Tanker owners and investors are having to get used to the idea of fewer long-term time charters as the sector takes delivery of a surge of newbuildings, according to one top executive.
“Everybody has to come to terms with the fact that this is now a spot market and in the larger sizes it's especially brutal,” Ridgebury Tankers chief financial officer Hew Crooks told delegates at the Marine Money conference in Singapore.
“In the first six months of 2015, which was a big time charter market, there were 40 VLCCs that went on time charters of two years or less. In the first half this year, it is only 18 on a fleet of 650 vessels.”
Crooks said lenders and investors had to get comfortable with the idea that the ability to go out into the market, charter assets and make a good return on equity “isn’t really there”.
“If owners think they have the upper hand, which they do this week, but they may not next week, they are pushing those rates as hard as they can,” he said.
Crooks said charterers were using the large number of available vessels as a tactic to drive down charter rates even further.

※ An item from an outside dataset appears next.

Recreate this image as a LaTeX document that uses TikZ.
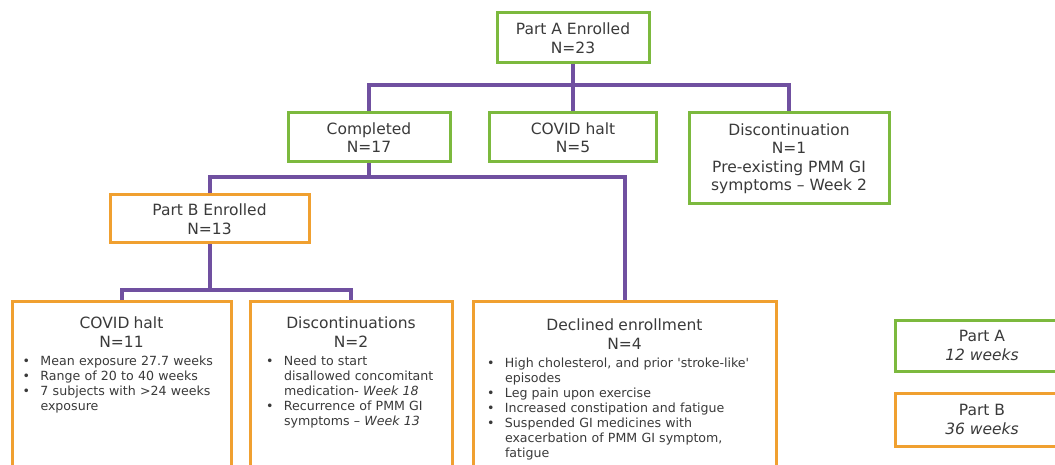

“When a charterer goes out and takes bids, whether it is for time charter or spot market business, they say they will take any ship up to 20 years old,” he said.
“They will receive orders from a series of 18-year-old ships which they have no intention of using, but will use the rates on those ships to force down those on owners with modern ships.”
Crooks said the tanker market was going to remain volatile so the only thing an owner could do was control his costs — and a big component of that was what someone bought their ships for.
“If you are sitting at the low end of the cost curve, you can get a reasonable rate of return, whereas if you buy a high-priced unit and even if you get an initial time charter, no matter what you do, you are always going to be fighting a losing battle in terms of return on equity,” he said.
Crooks told delegates that Ridgebury Tankers’ fleet of four 2000-built VLCCs had an average daily break-even cost of just $11,000 per day.
He said one saving grace for the crude tanker sector had been the lack of new orders, despite what he described as “aggressive attempts by South Korean yards” to win new business.
“We have been thrilled that those orders haven’t been coming and we seem to be the only sector that has managed to top out at around the high teens, 20% orderbook rather than the LPG, dry bulk and offshore sectors that have really hit the levels that are causing long-term problems.”